Just came across this thread. I also have a Snow Queen as well as a Cot-n-Candy Aprium. They were planted in 2015. The Snow Queen has looked the best it’s ever looked this year and has tons of fruit. Getting close to ripe. Just was curious how does everyone typically water the trees? Time/Days/Intervals etc. hopefully I have been watering them enough but I think the large amount of rain probably made up for it this year.
I’m thrilled to find this Post. In my yard I’m struck with how EVERYTHING looks after the ‘rivers of rain’. Here in Corona we measured 26″ of rain! My young pluouts and plum and apples are noticeably healthy, my old Avocado, I can’t remember the type, looks amazing; beautiful, full, green leaves. Blueberries did better then ever. I only just this month started the water on the orange trees. My thought is: if this is such a great response to winter water, should I consider adding an irrigation schedule to the mid winter calendar? I generally do not add water to anything except the patio flower beds and pots from about Nov-March. (depending on Mother Nature)
This is a great observation and question, Karen. I think there are many parts to the answer.
The beneficial effects of the rain are partly due to the high quality of rainwater compared to our irrigation water (which has high levels of sodium and chloride in Southern California). So with that in mind, adding winter irrigation won’t help as much as the same amount of rain.
But related to this is another reason that ample winter rains help, which is that they can leach the sodium and chloride that has built up in our soil from the dry season’s irrigation. And with that in mind, winter irrigation can help (with leaching) if the winter rain has been insufficient to do the leaching.
(Leaching with irrigation water that has high levels of sodium and chloride can still be effective because that water will still have lower levels than the soil at the end of the dry season.)

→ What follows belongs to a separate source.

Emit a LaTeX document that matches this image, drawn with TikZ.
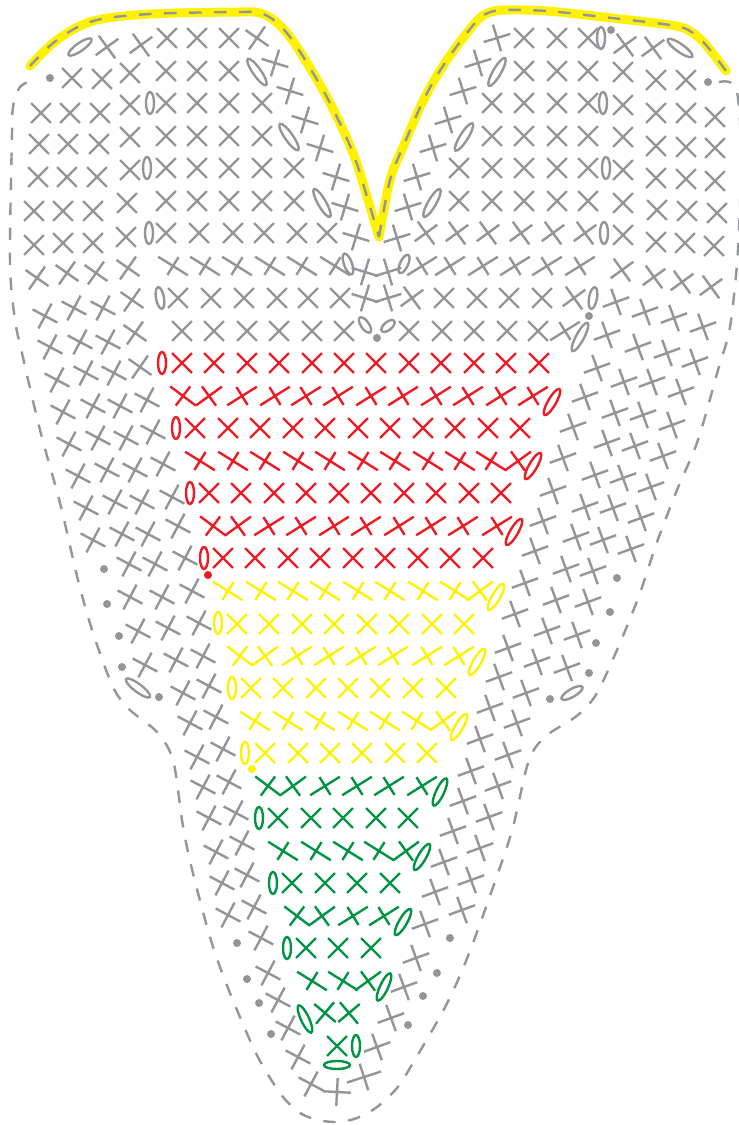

What I’ve tried to do in my yard over the years is collect rainwater from my roof and add it around my plants each winter so that they experience something like a 26-inch rainy season like you had in Corona even during the drier winters. I’ve never seen a negative consequence from this.
However, I never expect it to be as effective as a real 26-inch rainy season because I’m only adding the extra rainwater near my plants and not across my entire landscape. It appears that a real 26-inch rainy season is more effective based on how my entire landscape looks after rainy winters like this one compared to drier winters, and I think it is because rainy winters deeply water all of the soil everywhere and satiate even the native oaks and other large trees with extensive root systems.
I think that you are definitely on the right track in thinking that adding irrigation to the mid-winter calendar would be useful in drier winters.
I am a bit nuts about my rain barrels. But I only have 2 / 92 gallon which I use on the pots and planters during the winter when needed.. Unfortunately the underground rain water collection system I had planned for our house was victim of budget cuts!!! 🙁
It’s true about irrigation; when my family’s orange grove had to transition from well water to municipal water – the trees suffered so. Yellowed and stunted for a couple seasons. And I remember the grove manager telling us that the recycled water system Corona put in would not be an acceptable source for the orange trees. Too much salts. So due to the price of municipal water we had to give up the grove after a couple years. Except for 50 we kept!